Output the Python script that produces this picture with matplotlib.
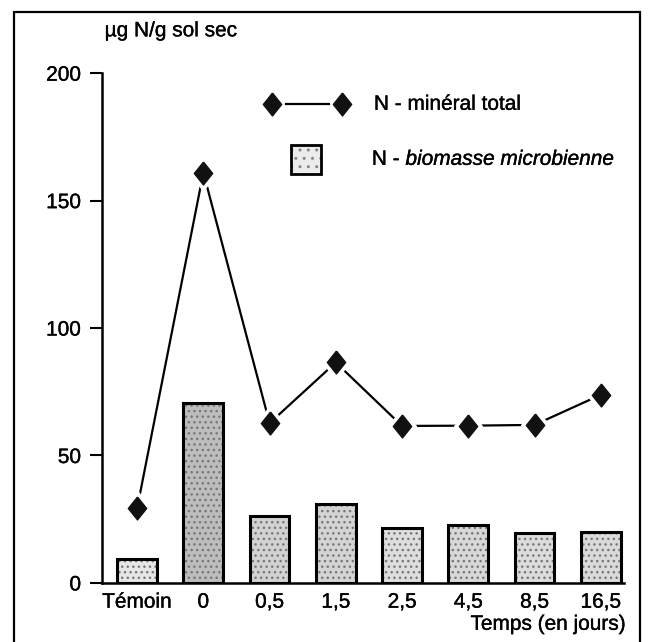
import matplotlib
matplotlib.use("Agg")
import matplotlib.pyplot as plt
import matplotlib.patheffects as pe
from matplotlib.patches import Rectangle
import numpy as np

categories = ["Témoin", "0", "0,5", "1,5", "2,5", "4,5", "8,5", "16,5"]
biomasse = [9.5, 70.5, 26.3, 30.8, 21.5, 22.8, 19.6, 19.9]
mineral = [29.3, 161, 62.7, 86.5, 61.6, 61.7, 62.0, 73.8]
yticks = [0, 50, 100, 150, 200]

plt.rcParams['font.family'] = ['Liberation Sans', 'DejaVu Sans']
heavy = [pe.withStroke(linewidth=0.25, foreground='black')]

fig = plt.figure(figsize=(6.54, 6.42), dpi=100)
ax = fig.add_axes([0.156, 0.092, 0.798, 0.794])

x = np.arange(len(categories))
faces = ['#e6e6e6', '#bdbdbd', '#d2d2d2', '#d4d4d4', '#dedede', '#d8d8d8', '#dcdcdc', '#dadada']
ax.bar(x, biomasse, width=0.6, color=faces, edgecolor='#777777', linewidth=0, hatch='...', zorder=2)
ax.bar(x, biomasse, width=0.6, facecolor='none', edgecolor='black', linewidth=2.2, zorder=3)

diamond = [(0, 1), (0.8, 0), (0, -1), (-0.8, 0), (0, 1)]
ax.plot(x, mineral, color='black', linewidth=1.6, zorder=4)
ax.plot(x, mineral, linestyle='none', marker=diamond, markersize=25, color='white', zorder=5)
ax.plot(x, mineral, linestyle='none', marker=diamond, markersize=16.5, color='#111111', zorder=6)

ax.set_xlim(-0.53, 7.35)
ax.set_ylim(0, 200)
ax.set_yticks(yticks)
ax.set_yticklabels([str(v) for v in yticks], fontsize=15)
ax.set_xticks(x)
ax.set_xticklabels(categories, fontsize=15)
for lab in ax.get_xticklabels() + ax.get_yticklabels():
    lab.set_path_effects(heavy)
ax.tick_params(axis='y', length=9, width=1.5, pad=6, direction='out')
ax.tick_params(axis='x', length=0, pad=7)
for s in ['top', 'right']:
    ax.spines[s].set_visible(False)
ax.spines['left'].set_linewidth(1.8)
ax.spines['bottom'].set_linewidth(1.8)
ax.patch.set_visible(False)

# legend drawn manually
tr = ax.transAxes
ax.plot([0.352, 0.434], [0.939, 0.939], transform=tr, color='black', linewidth=1.6, clip_on=False, zorder=7)
ax.plot([0.326, 0.460], [0.939, 0.939], transform=tr, linestyle='none', marker=diamond,
        markersize=16.5, color='#111111', clip_on=False, zorder=8)
ax.text(0.521, 0.939, "N - minéral total", transform=tr, fontsize=15, va='center', ha='left',
        path_effects=heavy)
ax.add_patch(Rectangle((0.363, 0.803), 0.056, 0.056, transform=tr, facecolor='#ececec',
                       edgecolor='#888888', hatch='..', linewidth=0, clip_on=False, zorder=7))
ax.add_patch(Rectangle((0.363, 0.803), 0.056, 0.056, transform=tr, facecolor='none',
                       edgecolor='black', linewidth=2.0, clip_on=False, zorder=8))
t1 = ax.text(0.517, 0.831, "N - ", transform=tr, fontsize=15, va='center', ha='left',
             path_effects=heavy)
ax.annotate("biomasse microbienne", xycoords=t1, xy=(1, 0.5), va='center', ha='left',
            fontsize=15, fontstyle='italic', path_effects=heavy)

fig.text(0.16, 0.952, "µg N/g sol sec", fontsize=15, ha='left', va='center', path_effects=heavy)
fig.text(0.957, 0.019, "Temps (en jours)", fontsize=15, ha='right', va='baseline', path_effects=heavy)

fig.patches.append(Rectangle((0.0214, -0.02), 0.9572, 1.001, transform=fig.transFigure,
                             facecolor='none', edgecolor='black', linewidth=1.6))

fig.savefig("out.png", dpi=100)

**********

_PROBLEM REQUIREMENTS_: Give the number of lines that carry the word "matplotlib", with nothing added.

_CORRECT ANSWER_: 6